Which demographic generate higher average sales?

The table below shows the average sales per transactions by income level. It shows that there is almost what appears to be a direct correlation between the income level and the average sales per transactions.

ggplot(income_sales,
       aes(x = reorder(income,avg_sales),
           y= avg_sales)) +
  geom_col(fill = "darkblue") +
  coord_flip() +
  scale_y_continuous(labels = scales::dollar) +
  labs(
    title = "Average Sales per Transactions by Income Level",
    subtitle = "Transactions Occuring During Promotions", 
    x = "Income Level",
    y = "Average Sales per Transaction"
  ) +
  theme_minimal(base_size = 14)

Summary

This report examined wheter certain coupons and promotion strategies are more impactful than others in generating average sales per transaction.
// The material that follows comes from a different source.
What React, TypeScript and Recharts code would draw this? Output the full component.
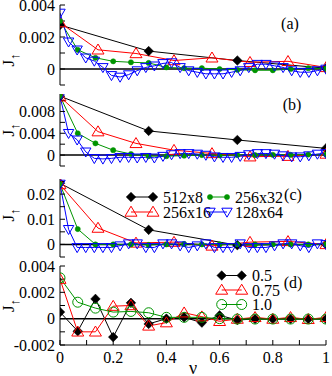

The goal was to determine how Regork can optimize marketing investments and budgeting to potentially increase revenue. To do so, I analyzed which promotion types generate the highest average sales per tran- saction. I then compared promotion structures to non-promotion to compare their average sales per transaction. I also looked at the top ten coupons that generate thre highest sales transactions. Finally, I looked at which demographics produced the highest average sales per transactions during promotions. This data analysis reveals that while promotions effectively generate large numbers of transactions, they produce relatively low average sales per transaction. It also high- lights the most effective coupons.

Recommendations

I recommend maintaining display and mailer promotion structures as they generate traffic, however, I would recommend assessing their ability to increase sales per transaction. I would recommend increasing investment in high-performing coupons, particularly those that are associated with larger transaction values. I would recommend implementing demographic targeting strategies, particularly targeting demographics that produced lower average sales per transaction.

Limitations and Areas of Improvement

While this analysis provides some valuable insight, it has some limitations. For instance, the analysis is mostly observational and does not establish causal relationships.Another limitation is that long-term habits cannot be analyzed and the data represented only spans one year. Future work could include predictive modeling that would allow the company to easily identify trends and patterns in order to adjust strategies as needed and optimize promtion and coupon based expenses.